Even then, it was known that evidenced-based, brain-building activities are among the most accessible and direct routes to improving academic achievement and optimal mental health in our nation’s youth, especially when reinforced throughout childhood and adolescence. It was believed that effective brain health and fitness interventions would play a key role in revitalizing school learning and American society
…
Back in 2015, The Kennedy Forum suggested that a concentrated focus on brain health and fitness would improve the lives of Americans and restore our nation’s status as a global frontrunner in education, ensuring prosperity for citizens and country alike.

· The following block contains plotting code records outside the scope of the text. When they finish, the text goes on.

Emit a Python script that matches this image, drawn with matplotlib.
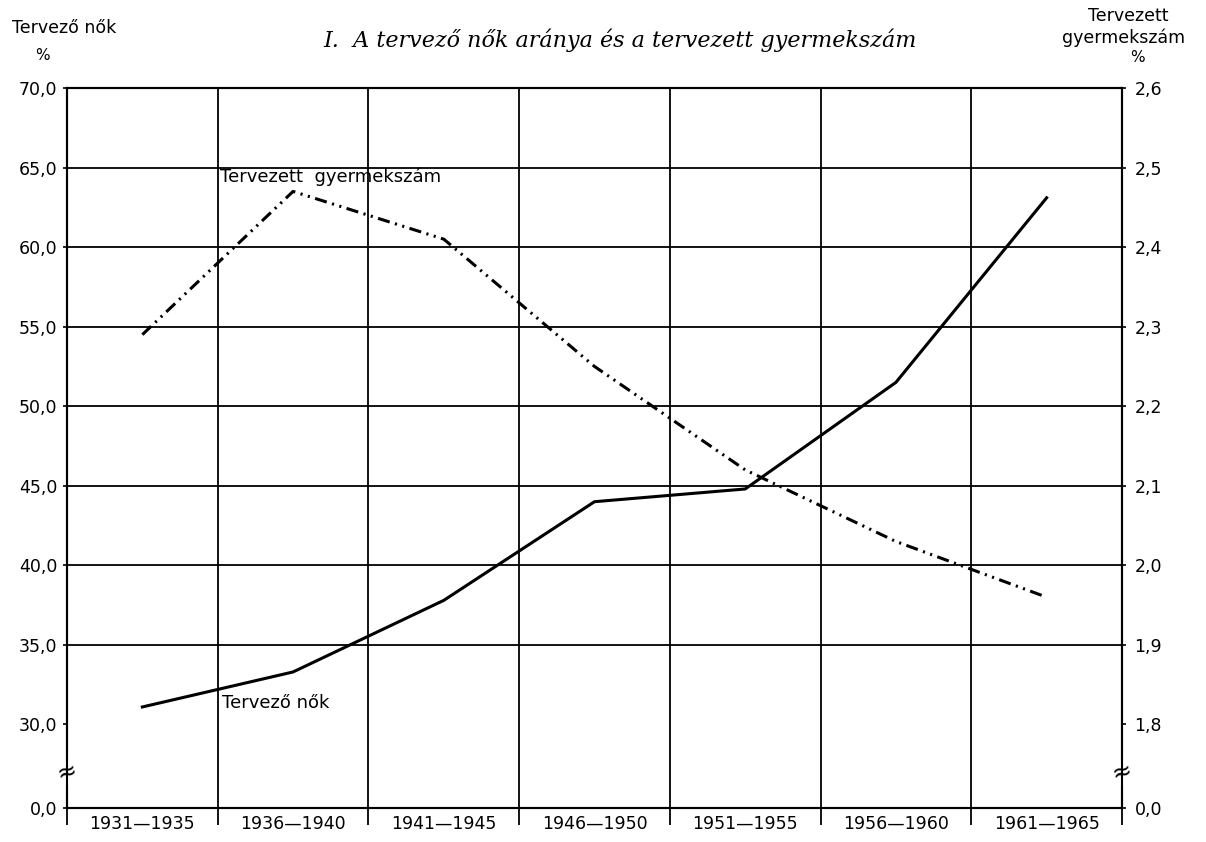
import numpy as np
import matplotlib
matplotlib.use('Agg')
import matplotlib.pyplot as plt

# data
periods = ['1931—1935', '1936—1940', '1941—1945', '1946—1950',
           '1951—1955', '1956—1960', '1961—1965']
tervezo_nok = [31.1, 33.3, 37.8, 44.0, 44.8, 51.5, 63.1]          # % (left axis)
gyermekszam = [2.29, 2.47, 2.41, 2.25, 2.12, 2.03, 1.96]          # right axis

left_ticks = [30, 35, 40, 45, 50, 55, 60, 65, 70]
left_labels = ['30,0', '35,0', '40,0', '45,0', '50,0', '55,0', '60,0', '65,0', '70,0']
right_ticks = [1.8, 1.9, 2.0, 2.1, 2.2, 2.3, 2.4, 2.5, 2.6]
right_labels = ['1,8', '1,9', '2,0', '2,1', '2,2', '2,3', '2,4', '2,5', '2,6']

# broken axis: "0,0" sits a bit below 30,0
zero_pos = 24.75
def to_right(v):
    return 1.8 + (v - 30) * 0.02

plt.rcParams['font.family'] = ['DejaVu Sans']
W, H = 1206, 842
fig = plt.figure(figsize=(W / 100, H / 100), dpi=100)
ax = fig.add_axes([67 / W, 1 - 808 / H, (1122 - 67) / W, (808 - 88) / H])

x = np.arange(len(periods))
ax.set_xlim(-0.5, len(periods) - 0.5)
ax.set_ylim(zero_pos, 70)

# grid
for yv in left_ticks[1:-1]:
    ax.axhline(yv, color='black', lw=1.3, zorder=1)
for xv in np.arange(0.5, len(periods) - 0.5, 1):
    ax.axvline(xv, color='black', lw=1.3, zorder=1)

for s in ax.spines.values():
    s.set_linewidth(1.5)

ax.set_yticks([zero_pos] + left_ticks)
ax.set_yticklabels(['0,0'] + left_labels)
ax.tick_params(axis='y', length=3, width=1.2, labelsize=12.5, pad=4)

ax.set_xticks(x)
ax.set_xticklabels(periods)
ax.set_xticks(np.arange(-0.5, len(periods), 1), minor=True)
ax.tick_params(axis='x', which='major', length=0, labelsize=12.5, pad=5)
ax.tick_params(axis='x', which='minor', length=12, width=1.3, direction='out')

ax2 = ax.twinx()
ax2.set_ylim(to_right(zero_pos), to_right(70))
ax2.set_yticks([to_right(zero_pos)] + right_ticks)
ax2.set_yticklabels(['0,0'] + right_labels)
ax2.tick_params(axis='y', length=3, width=1.2, labelsize=12.5, pad=6)
for s in ax2.spines.values():
    s.set_linewidth(1.5)

ax.plot(x, tervezo_nok, color='black', lw=2.2, zorder=3,
        solid_joinstyle='round')
ax2.plot(x, gyermekszam, color='black', lw=2.2, zorder=3,
         linestyle=(0, (4, 1.8, 0.7, 1.8, 0.7, 1.8)))

# axis break marks
for xa in (0, 1):
    ax.text(xa, 27.0, '≈', transform=ax.get_yaxis_transform(),
            ha='center', va='center', fontsize=17, rotation=15,
            bbox=dict(facecolor='white', edgecolor='none', pad=0.3), zorder=5,
            clip_on=False)

# series labels
fig.text(220 / W, 1 - 177 / H, 'Tervezett  gyermekszám', fontsize=13,
         ha='left', va='center')
fig.text(222 / W, 1 - 703 / H, 'Tervező nők', fontsize=13,
         ha='left', va='center')

# axis titles
fig.text(12 / W, 1 - 28 / H, 'Tervező nők', fontsize=12.5, ha='left', va='center')
fig.text(42 / W, 1 - 56 / H, '%', fontsize=11, ha='center', va='center')
fig.text(1128 / W, 1 - 16 / H, 'Tervezett', fontsize=12.5, ha='center', va='center')
fig.text(1124 / W, 1 - 38 / H, 'gyermekszám', fontsize=12.5, ha='center', va='center')
fig.text(1137 / W, 1 - 58 / H, '%', fontsize=11, ha='center', va='center')

fig.text(620 / W, 1 - 40 / H, 'I.  A tervező nők aránya és a tervezett gyermekszám',
         fontsize=16, ha='center', va='center', style='italic',
         family=['DejaVu Serif'])

fig.savefig('out.png', dpi=100)
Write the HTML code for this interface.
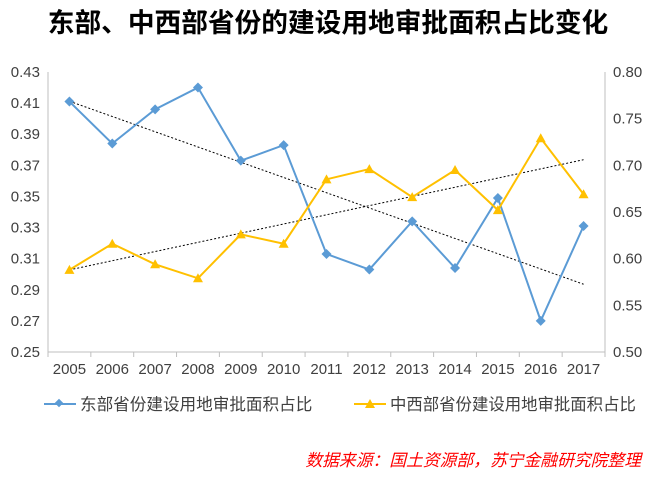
<!DOCTYPE html>
<html><head><meta charset="utf-8"><style>
body{margin:0;background:#fff;}
svg text{font-family:"Liberation Sans","Noto Sans CJK SC",sans-serif;}
</style></head><body>
<svg id="chart" width="654" height="472" xmlns="http://www.w3.org/2000/svg">
<text x="328" y="32" text-anchor="middle" font-size="26.7" font-weight="bold" fill="#000">东部、中西部省份的建设用地审批面积占比变化</text>
<g id="axes"></g>
<g id="marks"></g>
<g>
<line x1="44" y1="404" x2="76" y2="404" stroke="#5B9BD5" stroke-width="2"/>
<rect x="56" y="400" width="6" height="6" fill="#5B9BD5" transform="rotate(45 59 403)"/>
<text x="80" y="410" font-size="16.6" fill="#404040">东部省份建设用地审批面积占比</text>
<line x1="354" y1="404" x2="386" y2="404" stroke="#FFC000" stroke-width="2"/>
<polygon points="370,399 375,408 365,408" fill="#FFC000"/>
<text x="390" y="410" font-size="16.4" fill="#404040">中西部省份建设用地审批面积占比</text>
</g>
<text x="641" y="466" text-anchor="end" font-size="16.8" font-style="italic" fill="#FF0000">数据来源：国土资源部，苏宁金融研究院整理</text>
</svg>
<script>
const years=["2005","2006","2007","2008","2009","2010","2011","2012","2013","2014","2015","2016","2017"];
const eastValues=[0.411,0.384,0.406,0.420,0.373,0.383,0.313,0.303,0.334,0.304,0.349,0.270,0.331];
const midwestValues=[0.588,0.616,0.594,0.579,0.626,0.616,0.685,0.696,0.666,0.695,0.652,0.729,0.669];
const leftTicks=["0.25","0.27","0.29","0.31","0.33","0.35","0.37","0.39","0.41","0.43"];
const rightTicks=["0.50","0.55","0.60","0.65","0.70","0.75","0.80"];
const NS="http://www.w3.org/2000/svg";
const L=48,R=605,T=72,B=352;
const bw=(R-L)/years.length;
const x=i=>L+bw*(i+0.5);
const yL=v=>B-(v-0.25)/0.18*(B-T);
const yR=v=>B-(v-0.5)/0.3*(B-T);
function mk(tag,attrs,parent){const e=document.createElementNS(NS,tag);for(const k in attrs)e.setAttribute(k,attrs[k]);parent.appendChild(e);return e;}
const ax=document.getElementById('axes'),mg=document.getElementById('marks');
let e=mk('line',{x1:L,y1:T,x2:L,y2:B,stroke:'#bfbfbf'},ax);


e=mk('line',{x1:R,y1:T,x2:R,y2:B,stroke:'#bfbfbf'},ax);


e=mk('line',{x1:L,y1:B,x2:R,y2:B,stroke:'#bfbfbf'},ax);


leftTicks.forEach(t=>{const tx=mk('text',{x:L-8,y:yL(+t)+5,'text-anchor':'end','font-size':'15',fill:'#404040'},ax);tx.textContent=t;

});
rightTicks.forEach(t=>{const tx=mk('text',{x:R+8,y:yR(+t)+5,'font-size':'15',fill:'#404040'},ax);tx.textContent=t;

});
for(let i=0;i<=years.length;i++){mk('line',{x1:L+bw*i,y1:B,x2:L+bw*i,y2:B+5,stroke:'#bfbfbf'},ax);}
years.forEach((yv,i)=>{const tx=mk('text',{x:x(i),y:B+22,'text-anchor':'middle','font-size':'15',fill:'#404040'},ax);tx.textContent=yv;

});
function trend(vals,fy,name){const n=vals.length;let sx=0,sy=0,sxy=0,sxx=0;vals.forEach((v,i)=>{sx+=i;sy+=v;sxy+=i*v;sxx+=i*i;});
const b=(n*sxy-sx*sy)/(n*sxx-sx*sx),a=(sy-b*sx)/n;
const l=mk('line',{x1:x(0),y1:fy(a),x2:x(n-1),y2:fy(a+b*(n-1)),stroke:'#000','stroke-width':'1','stroke-dasharray':'2,2'},mg);

}
trend(eastValues,yL,'east-trendline');
trend(midwestValues,yR,'midwest-trendline');
function series(vals,fy,color,name,marker){
const p=mk('polyline',{points:vals.map((v,i)=>x(i)+','+fy(v)).join(' '),fill:'none',stroke:color,'stroke-width':'2'},mg);


vals.forEach((v,i)=>{const cx=x(i),cy=fy(v);let m;
if(marker==='d'){m=mk('polygon',{points:`${cx},${cy-5} ${cx+5},${cy} ${cx},${cy+5} ${cx-5},${cy}`,fill:color},mg);}
else{m=mk('polygon',{points:`${cx},${cy-5} ${cx+5},${cy+4} ${cx-5},${cy+4}`,fill:color},mg);}

});}
series(eastValues,yL,'#5B9BD5','east','d');
series(midwestValues,yR,'#FFC000','midwest','t');
</script>
</body></html>
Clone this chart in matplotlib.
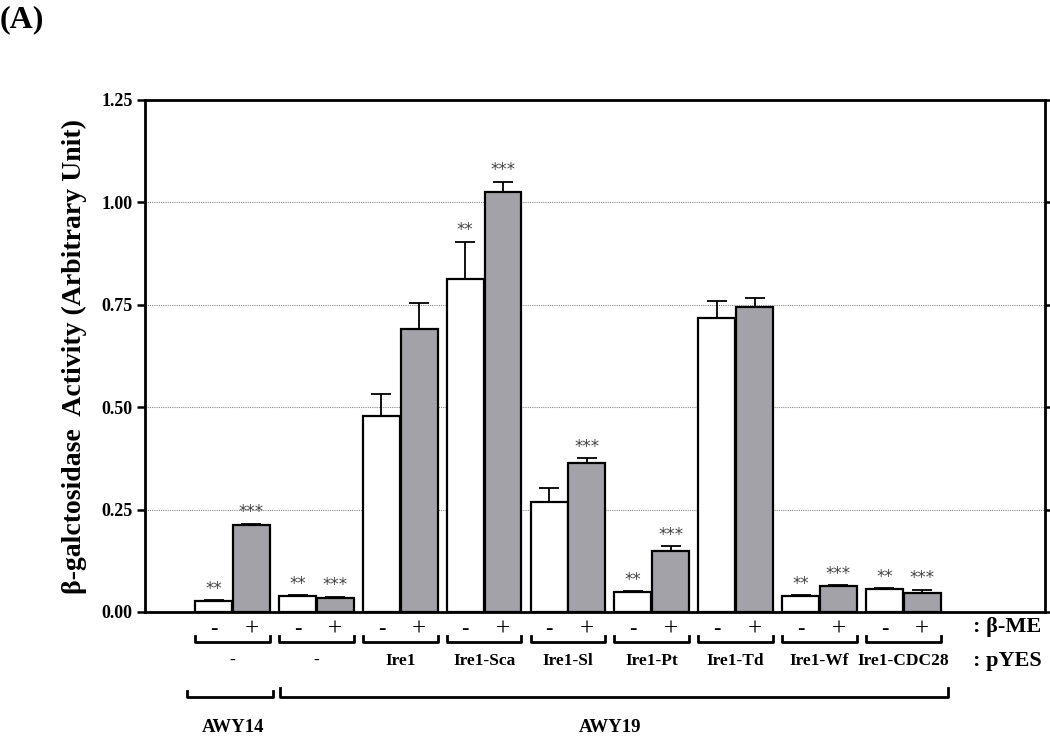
import matplotlib
matplotlib.use("Agg")
import matplotlib.pyplot as plt
import numpy as np

# data
pyes = ["-", "-", "Ire1", "Ire1-Sca", "Ire1-Sl", "Ire1-Pt", "Ire1-Td", "Ire1-Wf", "Ire1-CDC28"]
minus_me = [0.027, 0.039, 0.479, 0.813, 0.268, 0.049, 0.718, 0.039, 0.056]
minus_err = [0.002, 0.002, 0.054, 0.091, 0.034, 0.002, 0.041, 0.002, 0.002]
plus_me = [0.212, 0.035, 0.692, 1.025, 0.364, 0.149, 0.745, 0.063, 0.046]
plus_err = [0.003, 0.002, 0.063, 0.025, 0.011, 0.012, 0.022, 0.002, 0.008]
minus_star = ["**", "**", "", "**", "", "**", "", "**", "**"]
plus_star = ["***", "***", "", "***", "***", "***", "", "***", "***"]
strains = ["AWY14", "AWY19"]
strain_span = [(0, 0), (1, 8)]

serif = ["Liberation Serif", "DejaVu Serif"]
plt.rcParams["font.family"] = serif

fig = plt.figure(figsize=(10.5, 7.39), dpi=100)
ax = fig.add_axes([145 / 1050, 1 - 612 / 739, 900 / 1050, 512 / 739])

x = np.arange(len(pyes))
w = 0.44
off = 0.225
ax.bar(x - off, minus_me, w, color="white", edgecolor="black", linewidth=1.6, zorder=3)
ax.bar(x + off, plus_me, w, color="#a3a2a8", edgecolor="black", linewidth=1.6, zorder=3)
ax.errorbar(x - off, minus_me, yerr=[np.zeros(len(x)), minus_err], fmt="none",
            ecolor="black", elinewidth=1.3, capsize=7, capthick=1.3, zorder=4)
ax.errorbar(x + off, plus_me, yerr=[np.zeros(len(x)), plus_err], fmt="none",
            ecolor="black", elinewidth=1.3, capsize=7, capthick=1.3, zorder=4)

for i in x:
    if minus_star[i]:
        ax.text(i - off, minus_me[i] + minus_err[i] + 0.028, minus_star[i], ha="center",
                va="center", fontsize=12, color="#444444", family="DejaVu Sans")
    if plus_star[i]:
        ax.text(i + off, plus_me[i] + plus_err[i] + 0.028, plus_star[i], ha="center",
                va="center", fontsize=12, color="#444444", family="DejaVu Sans")

ax.set_xlim(-1.045, 9.69)
ax.set_ylim(0, 1.25)
ax.set_yticks([0, 0.25, 0.5, 0.75, 1.0, 1.25])
ax.set_yticklabels(["0.00", "0.25", "0.50", "0.75", "1.00", "1.25"], fontweight="bold", fontsize=13)
ax.set_xticks([])
ax.tick_params(axis="y", direction="out", length=6, width=1.8, right=True, pad=3)
for s in ax.spines.values():
    s.set_linewidth(2.0)
for g in [0.25, 0.5, 0.75, 1.0]:
    ax.axhline(g, color="#888888", linestyle=(0, (1, 1)), linewidth=0.8, zorder=1)

ax.set_ylabel("β-galctosidase  Activity (Arbitrary Unit)", fontsize=20, fontweight="bold", labelpad=10)


def ay(ypix):
    # figure pixel row -> axes fraction
    return (612 - ypix) / 512


tr = ax.get_xaxis_transform()
for i in x:
    ax.text(i - off, ay(630), "-", ha="center", va="center", fontsize=16, transform=tr, clip_on=False)
    ax.text(i + off, ay(630), "+", ha="center", va="center", fontsize=18, transform=tr, clip_on=False)
    x0, x1 = i - off - w / 2, i + off + w / 2
    ax.plot([x0, x0, x1, x1], [ay(636), ay(642), ay(642), ay(636)], color="black",
            linewidth=2.0, transform=tr, clip_on=False)
    ax.text(i, ay(661), pyes[i], ha="center", va="center", fontsize=12.5, fontweight="bold",
            transform=tr, clip_on=False)

pads = [(0.10, 0.04), (-0.01, 0.09)]
ticks = [691, 688]
for name, (a, b), (pl, pr), tk in zip(strains, strain_span, pads, ticks):
    x0, x1 = a - off - w / 2 - pl, b + off + w / 2 + pr
    ax.plot([x0, x0, x1, x1], [ay(tk), ay(697), ay(697), ay(tk)], color="black",
            linewidth=2.0, transform=tr, clip_on=False)
    ax.text((a + b) / 2, ay(728), name, ha="center", va="center", fontsize=13.5,
            fontweight="bold", transform=tr, clip_on=False)

ax.text(8.83, ay(627), ": β-ME", ha="left", va="center", fontsize=16, fontweight="bold",
        transform=tr, clip_on=False)
ax.text(8.83, ay(661), ": pYES", ha="left", va="center", fontsize=16, fontweight="bold",
        transform=tr, clip_on=False)

fig.text(0, 1 - 20 / 739, "(A)", ha="left", va="center", fontsize=23, fontweight="bold")

fig.savefig("out.png", dpi=100)
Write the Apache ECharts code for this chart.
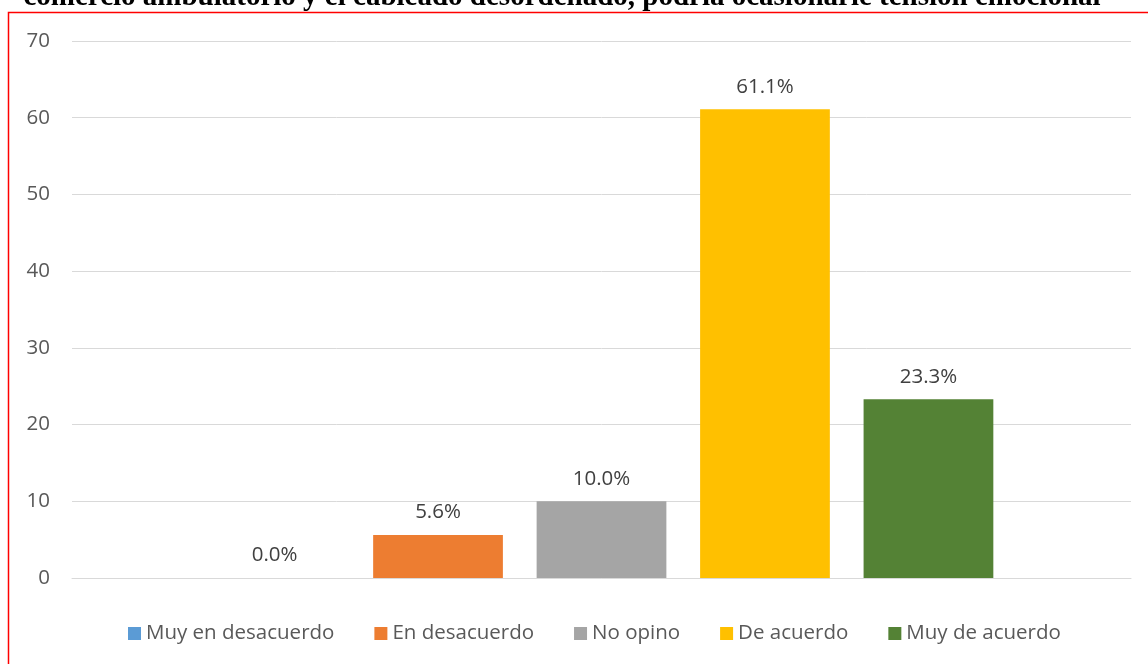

They weren’t wrong. The problem was, how do you get the nation to care? We’ve tried No Child Left Behind and Every Student Succeeds. We’ve tried measuring and assessing. We’re tried increasing and decreasing funding. And the country still, on average, lags many other less affluent and less powerful nations in academic achievement.
Perhaps we should think back to what the United States did in the 1960s after Sputnik made it clear that we were not the frontrunner in space. Perhaps what we need is another Moon Shot of sorts, with a similar lofty goal at the end of the decade.
The challenge is, what shall the goal be? It is (relatively) easy to stand before the country and suggest the goal of putting a human on the moon and returning him home safely before the end of the decade. But cognitive training is less well known. We dare say the average American isn’t fully aware of the potential benefits of cognitive skills training to their children and their families. Still American parents do care about their children’s future and the parents of 65 percent of them know that their child isn’t reading proficiently at grade level. What if the moon shot was a declaration that the nation would double the percentage of students reading at grade level by the end of the decade? Not just increase a percent to two a year. Double it. Times Two!
That’s what happened with that group of 7th grade students who engaged in brain fitness training. The percentage of those students more than doubled, in just a year. In fact, we may know more about how to achieve that goal than we did about putting a man in the moon when President Kennedy announced the moon shot in 1961.
Perhaps cognitive training could be the fuel for Education’s Moon Shot.